(Task statement) Give the number of lines holding the string "this" and nothing more.

(Material provided)

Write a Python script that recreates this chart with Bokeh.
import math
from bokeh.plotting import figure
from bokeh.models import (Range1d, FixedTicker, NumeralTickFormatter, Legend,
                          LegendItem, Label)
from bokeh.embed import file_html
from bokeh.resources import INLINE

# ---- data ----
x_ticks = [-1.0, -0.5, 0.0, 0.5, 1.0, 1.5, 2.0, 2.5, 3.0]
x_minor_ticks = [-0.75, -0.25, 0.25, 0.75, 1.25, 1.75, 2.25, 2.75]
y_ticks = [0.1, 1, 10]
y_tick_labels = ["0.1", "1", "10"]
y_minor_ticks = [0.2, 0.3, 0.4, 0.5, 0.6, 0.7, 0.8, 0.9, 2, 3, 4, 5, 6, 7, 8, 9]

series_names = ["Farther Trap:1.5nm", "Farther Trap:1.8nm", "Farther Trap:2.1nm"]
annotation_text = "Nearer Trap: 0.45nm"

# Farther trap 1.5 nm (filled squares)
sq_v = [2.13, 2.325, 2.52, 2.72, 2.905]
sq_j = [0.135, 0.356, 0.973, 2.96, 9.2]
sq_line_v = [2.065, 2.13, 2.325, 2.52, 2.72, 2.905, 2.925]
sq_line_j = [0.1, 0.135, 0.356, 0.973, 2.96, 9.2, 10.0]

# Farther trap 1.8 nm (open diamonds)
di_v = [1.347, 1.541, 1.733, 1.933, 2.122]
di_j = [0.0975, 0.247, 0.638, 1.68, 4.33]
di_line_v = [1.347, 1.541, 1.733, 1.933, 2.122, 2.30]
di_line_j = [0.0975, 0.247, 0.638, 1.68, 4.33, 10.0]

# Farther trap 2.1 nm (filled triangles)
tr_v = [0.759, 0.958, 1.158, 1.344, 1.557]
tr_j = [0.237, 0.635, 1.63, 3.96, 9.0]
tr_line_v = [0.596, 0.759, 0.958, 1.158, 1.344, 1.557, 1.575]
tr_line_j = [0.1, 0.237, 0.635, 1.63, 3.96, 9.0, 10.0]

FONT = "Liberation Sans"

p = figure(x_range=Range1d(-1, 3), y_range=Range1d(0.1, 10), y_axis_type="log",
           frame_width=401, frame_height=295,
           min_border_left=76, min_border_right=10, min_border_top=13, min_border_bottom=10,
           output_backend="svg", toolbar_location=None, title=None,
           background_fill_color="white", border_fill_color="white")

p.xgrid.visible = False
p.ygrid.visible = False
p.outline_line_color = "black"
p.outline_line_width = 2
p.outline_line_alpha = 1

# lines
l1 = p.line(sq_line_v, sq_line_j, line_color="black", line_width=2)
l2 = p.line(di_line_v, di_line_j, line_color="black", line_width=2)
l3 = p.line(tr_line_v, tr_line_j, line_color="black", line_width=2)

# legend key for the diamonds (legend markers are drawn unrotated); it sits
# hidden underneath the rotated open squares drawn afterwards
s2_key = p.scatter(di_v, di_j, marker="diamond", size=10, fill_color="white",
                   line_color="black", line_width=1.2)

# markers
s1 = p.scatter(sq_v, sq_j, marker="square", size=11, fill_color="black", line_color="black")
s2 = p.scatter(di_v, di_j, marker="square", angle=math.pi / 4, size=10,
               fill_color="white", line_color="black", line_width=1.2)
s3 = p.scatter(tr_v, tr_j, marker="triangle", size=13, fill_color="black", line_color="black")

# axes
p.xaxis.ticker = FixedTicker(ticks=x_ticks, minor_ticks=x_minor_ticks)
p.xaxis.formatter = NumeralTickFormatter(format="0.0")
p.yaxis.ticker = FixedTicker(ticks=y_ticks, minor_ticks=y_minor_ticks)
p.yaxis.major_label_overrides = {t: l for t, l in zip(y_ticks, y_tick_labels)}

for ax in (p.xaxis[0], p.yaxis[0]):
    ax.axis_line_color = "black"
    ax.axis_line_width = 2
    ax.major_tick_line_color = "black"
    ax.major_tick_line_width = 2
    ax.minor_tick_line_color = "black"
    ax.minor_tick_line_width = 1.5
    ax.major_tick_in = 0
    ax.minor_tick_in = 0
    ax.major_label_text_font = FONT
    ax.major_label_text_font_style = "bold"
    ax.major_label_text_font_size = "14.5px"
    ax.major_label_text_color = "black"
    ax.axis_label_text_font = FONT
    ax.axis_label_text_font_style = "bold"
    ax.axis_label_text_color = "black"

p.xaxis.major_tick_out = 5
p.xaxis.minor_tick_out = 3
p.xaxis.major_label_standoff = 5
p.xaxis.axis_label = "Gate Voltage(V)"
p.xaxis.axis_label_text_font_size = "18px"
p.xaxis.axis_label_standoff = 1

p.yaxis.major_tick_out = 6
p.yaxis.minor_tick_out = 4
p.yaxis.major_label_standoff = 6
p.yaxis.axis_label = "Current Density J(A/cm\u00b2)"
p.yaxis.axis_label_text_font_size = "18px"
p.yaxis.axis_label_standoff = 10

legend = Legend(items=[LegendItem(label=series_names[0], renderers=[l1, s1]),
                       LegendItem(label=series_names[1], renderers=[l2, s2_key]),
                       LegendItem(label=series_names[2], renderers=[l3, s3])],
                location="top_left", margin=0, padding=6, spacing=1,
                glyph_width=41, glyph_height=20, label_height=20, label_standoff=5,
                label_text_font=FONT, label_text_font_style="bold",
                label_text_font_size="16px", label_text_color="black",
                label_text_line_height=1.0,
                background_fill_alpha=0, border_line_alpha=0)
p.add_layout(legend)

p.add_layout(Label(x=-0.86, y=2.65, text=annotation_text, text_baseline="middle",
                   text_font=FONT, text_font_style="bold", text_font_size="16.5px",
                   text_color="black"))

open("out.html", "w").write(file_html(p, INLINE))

...

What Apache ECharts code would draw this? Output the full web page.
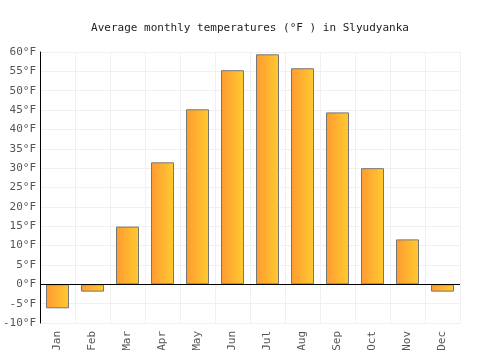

(Problem solution) 2